Members of social networks such as Facebook and Twitter are starting to really flex their collective muscle in regard to environmental activism, by using the services to exert pressure on companies to clean up the way they approach environmental issues.

For a business, having a Facebook or Twitter profile can certainly have its rewards – and its severe punishments as Nestle is currently discovering.

Nestle have been under fire over how it sources palm oil and it would appear the company has been making a bad situation worse. What’s occurring on Nestle’s Facebook “fan” page (at the time of writing this) is every company’s nightmare – a public relations disaster spinning out of control. At the time of writing this, there isn’t a single positive comment on the first couple of screens of their Facebook page.

What’s happening to Nestle on Facebook currently has its roots in Nestle’s reported impact on rainforests in Indonesia; where deforestation for the establishment of palm oil plantations is threatening a number of species, including the critically endangered orang-utan. Palm oil is widely used throughout the world in a variety of food products and Nestle is a major buyer of the product.

The trigger for the sudden onslaught of negativity on their Facebook page however appears to be a result of Nestle trying to have a video by Greenpeace removed from Youtube that criticized the company for its palm oil sourcing practices. Nestle also chastised Facebook commenters that adopted a play on a Kit Kat logo by Greenpeace as their Facebook avatar when commenting. The situation has also reignited controversy over other Nestle-related issues.

Nestle have issued a statement stating they no longer source palm oil from one of the unsustainable sources mentioned by Greenpeace (for use in products outside Indonesia anyway) and they are committed to 100% sustainable palm oil sources by 2015 – but this anti-Nestle snowball seems to be continuing to grow.
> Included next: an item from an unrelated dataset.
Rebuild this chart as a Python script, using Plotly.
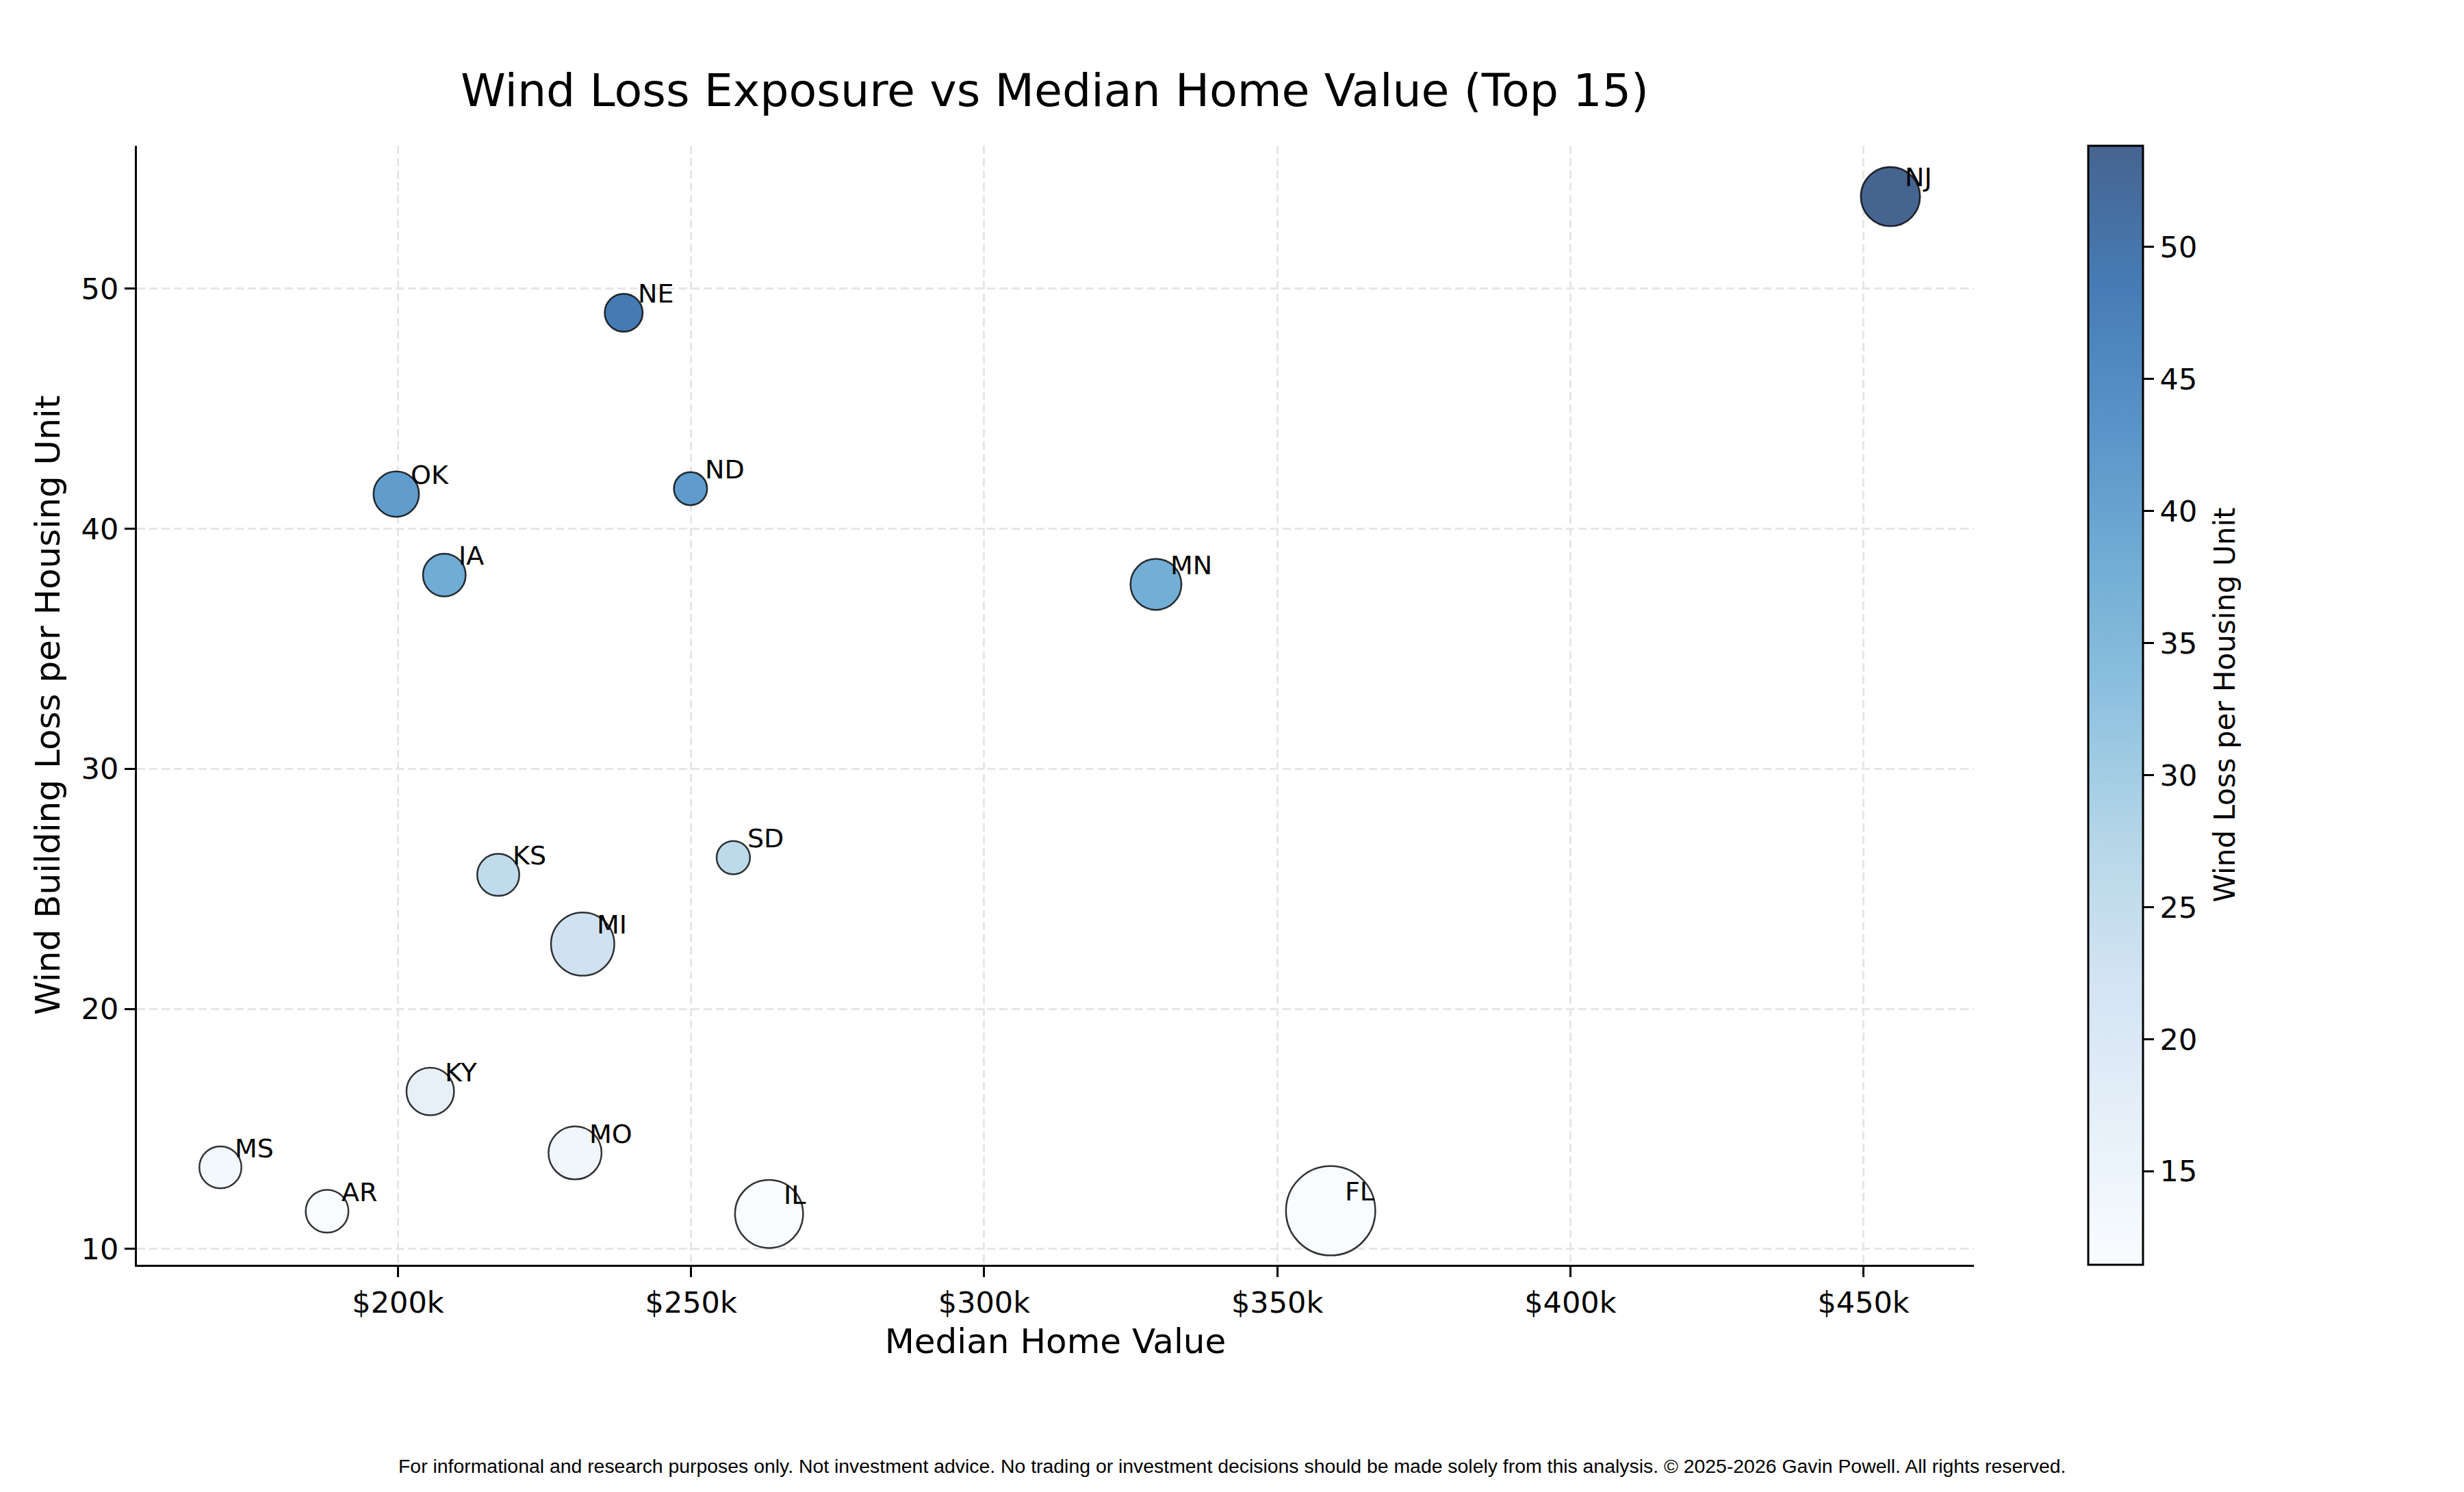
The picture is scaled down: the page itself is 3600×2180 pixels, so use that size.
import plotly.graph_objects as go
import numpy as np

# ---- data ----
states = ["NJ", "NE", "OK", "ND", "IA", "MN", "SD", "KS", "MI", "KY", "MO", "MS", "AR", "IL", "FL"]
median_home_value = [454600, 238500, 199700, 249900, 207900, 329300, 257200, 217100,
                     231500, 205500, 230200, 169700, 187900, 263300, 359100]
wind_loss_per_unit = [53.83, 48.99, 41.44, 41.67, 38.07, 37.68, 26.30, 25.58,
                      22.70, 16.56, 14.00, 13.40, 11.57, 11.46, 11.59]
housing_units_m = [3.74, 0.86, 1.74, 0.38, 1.40, 2.48, 0.40, 1.32,
                   4.43, 2.01, 2.78, 1.32, 1.40, 5.30, 9.90]
x_tick_vals = [200000, 250000, 300000, 350000, 400000, 450000]
x_tick_text = ["$200k", "$250k", "$300k", "$350k", "$400k", "$450k"]
y_tick_vals = [10, 20, 30, 40, 50]
cbar_tick_vals = [15, 20, 25, 30, 35, 40, 45, 50]

title_text = "Wind Loss Exposure vs Median Home Value (Top 15)"
x_title = "Median Home Value"
y_title = "Wind Building Loss per Housing Unit"
cbar_title = "Wind Loss per Housing Unit"
footer = ("For informational and research purposes only. Not investment advice. "
          "No trading or investment decisions should be made solely from this analysis. "
          "\u00a9 2025-2026 Gavin Powell. All rights reserved.")

# ---- styling ----
W, H = 3600, 2180
OFF = 8  # page body margin
ML, MR, MT, MB = 200 - OFF, 716 + OFF, 213 - OFF, 332 + OFF
FONT = "DejaVu Sans"

blues = ["#f7fbff", "#deebf7", "#c6dbef", "#9ecae1", "#6baed6",
         "#4292c6", "#2171b5", "#08519c", "#08306b"]
ALPHA = 0.75


def blend(hx, a=ALPHA):
    r, g, b = int(hx[1:3], 16), int(hx[3:5], 16), int(hx[5:7], 16)
    f = lambda c: round(a * c + (1 - a) * 255)
    return f"rgb({f(r)},{f(g)},{f(b)})"


colorscale = [[i / (len(blues) - 1), blend(c)] for i, c in enumerate(blues)]

# marker outer diameter grows with housing units (area scale)
EDGE_W = 2.5
sizes = [float(np.sqrt(2000 + 1585 * u)) - EDGE_W for u in housing_units_m]

xr = max(median_home_value) - min(median_home_value)
yr = max(wind_loss_per_unit) - min(wind_loss_per_unit)
x_range = [min(median_home_value) - 0.05 * xr, max(median_home_value) + 0.05 * xr]
y_range = [min(wind_loss_per_unit) - 0.05 * yr, max(wind_loss_per_unit) + 0.05 * yr]

plot_w = W - ML - MR
plot_h = H - MT - MB


def px_x(sx):  # screenshot x -> paper
    return (sx - OFF - ML) / plot_w


def px_y(sy):  # screenshot y -> paper
    return (H - MB - (sy - OFF)) / plot_h


fig = go.Figure()
fig.add_trace(go.Scatter(
    x=median_home_value, y=wind_loss_per_unit, mode="markers",
    text=states, hoverinfo="text+x+y",
    marker=dict(
        size=sizes, sizemode="diameter", opacity=1,
        color=wind_loss_per_unit, colorscale=colorscale,
        cmin=min(wind_loss_per_unit), cmax=max(wind_loss_per_unit),
        line=dict(color="rgba(0,0,0,0.8)", width=EDGE_W),
        colorbar=dict(
            x=px_x(3051), xanchor="left", xpad=0,
            y=0.5, yanchor="middle", ypad=0,
            len=1, lenmode="fraction", thickness=80,
            outlinewidth=3, outlinecolor="black",
            ticks="outside", ticklen=15, tickwidth=3, tickcolor="black",
            tickvals=cbar_tick_vals,
            tickfont=dict(family=FONT, size=43, color="black"),
        ),
    ),
    showlegend=False,
))

annotations = []
for s, xv, yv in zip(states, median_home_value, wind_loss_per_unit):
    annotations.append(dict(
        x=xv, y=yv, xref="x", yref="y", text=s, showarrow=False,
        xanchor="left", yanchor="bottom", xshift=19, yshift=4,
        font=dict(family=FONT, size=38, color="black"),
    ))

annotations.append(dict(
    x=px_x(3250), y=0.5, xref="paper", yref="paper", text=cbar_title,
    showarrow=False, textangle=-90, xanchor="center", yanchor="middle",
    font=dict(family=FONT, size=42, color="black"),
))

annotations.append(dict(
    x=px_x(1800), y=px_y(2142),
    xref="paper", yref="paper", text=footer, showarrow=False,
    xanchor="center", yanchor="middle",
    font=dict(family="Liberation Sans", size=28.4, color="black"),
))

axis_common = dict(
    showline=True, linecolor="black", linewidth=3.3, mirror=False,
    ticks="outside", ticklen=15, tickwidth=3.3, tickcolor="black",
    showgrid=True, gridcolor="#e6e6e6", gridwidth=3, griddash="12px,6px",
    zeroline=False,
    tickfont=dict(family=FONT, size=43, color="black"),
)

fig.update_layout(
    width=W, height=H,
    margin=dict(l=ML, r=MR, t=MT, b=MB, autoexpand=False),
    paper_bgcolor="white", plot_bgcolor="white",
    title=dict(text=title_text, x=(1541 - OFF) / W, xanchor="center", xref="container",
               y=1 - (132 - OFF) / H, yanchor="middle", yref="container",
               font=dict(family=FONT, size=66.6, color="black")),
    xaxis=dict(range=x_range, tickvals=x_tick_vals, ticktext=x_tick_text,
               title=dict(text=x_title, standoff=16,
                          font=dict(family=FONT, size=50, color="black")),
               **axis_common),
    yaxis=dict(range=y_range, tickvals=y_tick_vals,
               title=dict(text=y_title, standoff=16,
                          font=dict(family=FONT, size=50, color="black")),
               **axis_common),
    annotations=annotations,
)

fig.write_html("out.html")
Gone are the days where consumers generally passively sat back and swallowed what companies told them – for better or for worse, the Internet has empowered us all to take a very public stand on a variety of issues; including the environment and woe be to the company that underestimates it.

Armchair activism is here to stay; it is powerful and is yet another reason that companies need to take a long, hard look at themselves. Greening a business isn’t just a warm and fuzzy thing to do any more – it’s simply good business.

Nestle is by no means the only huge consumer of palm oil. I suspect quite a few other companies will be viewing Nestle’s “fan” page with great trepidation and considering how they source the product.